I used to roll my eyes at any mention online of “mental health”, dismissing it as a thing people used to make other people feel sorry for them or to get likes on social media.

“You just need to get on with it,” I’d mutter under my breath. “Get a grip, man.”

This is, I’ve realised, not good for you at all.

For me, getting on with it and getting a grip was just making me feel worse and worse.

Ignoring problems doesn’t make them go away, it just lets them fester and grow. It’s gotten to the point that I’m no longer “fine”, I’m deeply miserable.

It’s time to ask for help.

I’m taking this seriously and going to the doctors to see what the script is.

I feel a bit daft for letting this drag on for so long and feel like I could have nipped it in the bud years ago before it got to this point.

I was sitting the other day and trying to figure out what the trigger was for feeling like this.

Everything’s going well in my life, I’m struggling a bit with work and writing my new book but inspiration comes and goes, I know it’ll be fine.

I’m surrounded by people who care about me deeply.

Maybe it’s just something in my brain isn’t working the way it should, the timing belt of my mind has snapped like in an old motor.

I’ve been feeling intensely guilty for possibly being depressed.

Like it means I’m ungrateful to those around me and not realising how lucky I am.

Like I’ve somehow let people down by being like this. It doesn’t just take one singular event to make you feel depressed.

It can be but, for a lot of people, it creeps in very slowly.
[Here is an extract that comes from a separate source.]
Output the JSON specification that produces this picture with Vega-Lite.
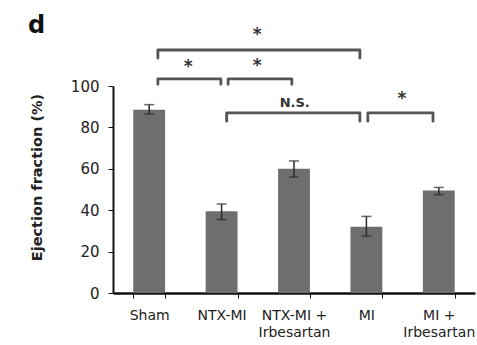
{
  "$schema": "https://vega.github.io/schema/vega-lite/v6.json",
  "autosize": "none",
  "width": 362,
  "height": 207,
  "padding": {"left": 113, "top": 86, "right": 2, "bottom": 52},
  "background": "white",
  "title": {"text": "d", "anchor": "start", "frame": "group", "fontSize": 24, "fontWeight": "bold", "font": "DejaVu Sans", "color": "#111", "dx": -85, "baseline": "alphabetic", "offset": 0, "dy": 31},
  "config": {
    "view": {"stroke": null},
    "font": "DejaVu Sans",
    "axis": {"grid": false, "domainColor": "#111", "tickColor": "#111", "labelColor": "#222", "titleColor": "#222"}
  },
  "resolve": {"scale": {"x": "independent"}, "axis": {"y": "independent", "x": "independent"}},
  "layer": [
    {
      "data": {"values": [
        {"g": "Sham", "v": 88.5, "lo": 86.5, "hi": 91},
        {"g": "NTX-MI", "v": 39.5, "lo": 35.5, "hi": 43},
        {"g": "NTX-MI + Irbesartan", "v": 60, "lo": 56, "hi": 63.8},
        {"g": "MI", "v": 32, "lo": 27.5, "hi": 37},
        {"g": "MI + Irbesartan", "v": 49.5, "lo": 47.5, "hi": 51}
      ]},
      "encoding": {
        "x": {"field": "g", "type": "nominal", "sort": null,
          "scale": {"paddingInner": 0.56, "paddingOuter": 0.28},
          "axis": {"title": null, "labelAngle": 0, "domainWidth": 2.5, "tickBand": "extent", "tickSize": 5, "labelFontSize": 14, "labelPadding": 10, "labelLineHeight": 17,
            "labelExpr": "datum.value ? split(replace(datum.value, '+ ', '+|'), '|') : ''"}}
      },
      "layer": [
        {"mark": {"type": "bar", "color": "#6e6e6e"},
         "encoding": {"y": {"field": "v", "type": "quantitative", "scale": {"domain": [0, 100], "nice": false},
           "axis": {"title": "Ejection fraction (%)", "values": [0, 20, 40, 60, 80, 100], "domainWidth": 2, "tickSize": 5, "labelFontSize": 15, "labelPadding": 9, "titleFontSize": 14.5, "titleFontWeight": "bold", "titlePadding": 26, "titleY": 91}}}},
        {"mark": {"type": "rule", "color": "#2a2a2a", "strokeWidth": 1.5},
         "encoding": {"y": {"field": "lo", "type": "quantitative"}, "y2": {"field": "hi"}}},
        {"mark": {"type": "tick", "color": "#2a2a2a", "size": 10, "thickness": 1.5},
         "encoding": {"y": {"field": "hi", "type": "quantitative"}}},
        {"mark": {"type": "tick", "color": "#2a2a2a", "size": 10, "thickness": 1.5},
         "encoding": {"y": {"field": "lo", "type": "quantitative"}}}
      ]
    },
    {
      "layer": [
        {
          "data": {"values": [
            {"b": "top", "o": 1, "x": 0.62, "y": 113.5},
            {"b": "top", "o": 2, "x": 0.62, "y": 117.4},
            {"b": "top", "o": 3, "x": 3.41, "y": 117.4},
            {"b": "top", "o": 4, "x": 3.41, "y": 113.5},
            {"b": "a", "o": 1, "x": 0.62, "y": 100.8},
            {"b": "a", "o": 2, "x": 0.62, "y": 103.4},
            {"b": "a", "o": 3, "x": 1.49, "y": 103.4},
            {"b": "a", "o": 4, "x": 1.49, "y": 100.8},
            {"b": "b", "o": 1, "x": 1.59, "y": 100.8},
            {"b": "b", "o": 2, "x": 1.59, "y": 103.4},
            {"b": "b", "o": 3, "x": 2.47, "y": 103.4},
            {"b": "b", "o": 4, "x": 2.47, "y": 100.8},
            {"b": "ns", "o": 1, "x": 1.57, "y": 83},
            {"b": "ns", "o": 2, "x": 1.57, "y": 87},
            {"b": "ns", "o": 3, "x": 3.41, "y": 87},
            {"b": "ns", "o": 4, "x": 3.41, "y": 83},
            {"b": "d", "o": 1, "x": 3.52, "y": 83},
            {"b": "d", "o": 2, "x": 3.52, "y": 87},
            {"b": "d", "o": 3, "x": 4.42, "y": 87},
            {"b": "d", "o": 4, "x": 4.42, "y": 83}
          ]},
          "mark": {"type": "line", "color": "#555", "strokeWidth": 2.8, "strokeJoin": "round", "strokeCap": "round", "clip": false},
          "encoding": {
            "x": {"field": "x", "type": "quantitative", "scale": {"domain": [0, 5], "nice": false, "zero": false}, "axis": null},
            "y": {"field": "y", "type": "quantitative", "scale": {"domain": [0, 100], "nice": false}, "axis": null},
            "detail": {"field": "b"},
            "order": {"field": "o"}
          }
        },
        {
          "data": {"values": [
            {"x": 1.99, "y": 124.6, "t": "*", "k": "s"},
            {"x": 1.04, "y": 109, "t": "*", "k": "s"},
            {"x": 1.99, "y": 109.5, "t": "*", "k": "s"},
            {"x": 3.99, "y": 93.7, "t": "*", "k": "s"},
            {"x": 2.51, "y": 91.8, "t": "N.S.", "k": "n"}
          ]},
          "mark": {"type": "text", "color": "#333", "fontWeight": "bold", "baseline": "middle", "clip": false},
          "encoding": {
            "x": {"field": "x", "type": "quantitative", "scale": {"domain": [0, 5], "nice": false, "zero": false}, "axis": null},
            "y": {"field": "y", "type": "quantitative", "scale": {"domain": [0, 100], "nice": false}, "axis": null},
            "text": {"field": "t"},
            "size": {"field": "k", "type": "nominal", "scale": {"domain": ["s", "n"], "range": [17, 13]}, "legend": null},
            "yOffset": {"field": "k", "type": "nominal", "scale": {"domain": ["s", "n"], "range": [6, 0]}}
          }
        }
      ]
    }
  ]
}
Curling round the edges of your peripheral vision so gradually you don’t even realise it’s happening.

Given the current state of the world and everything that’s going on, it’s understandable.

I was wary of writing about this, worried it would be taken as me looking for sympathy or something.

I don’t want or need that, I just know there’s plenty of people out there in the same boat, feeling the same things as I am.

If this is the case for you reading this and it maybe feels like something’s clicked, then I’m hoping you’ll do the same as me and take it seriously.

You’ve no reason to feel guilty, you’re not a burden on anyone, things can and will get better and there’s nothing that can’t be fixed.

Being self-aware enough to analyse your feelings and trying to understand them is a valuable skill and having these feelings has taught me I need to get better at it.

The new year is as good a time as any to take stock of what’s happening inside your mind and try to sort it out.

A fresh start and all that kind of thing.

It’s a bit of a cliche now, but, if you feel able to, you should try and talk to someone like a pal, a family member, a partner or even a helpline.

If not, try and write down how you’ve been feeling and work towards speaking to someone at your own pace.

Remember, things can and will get better.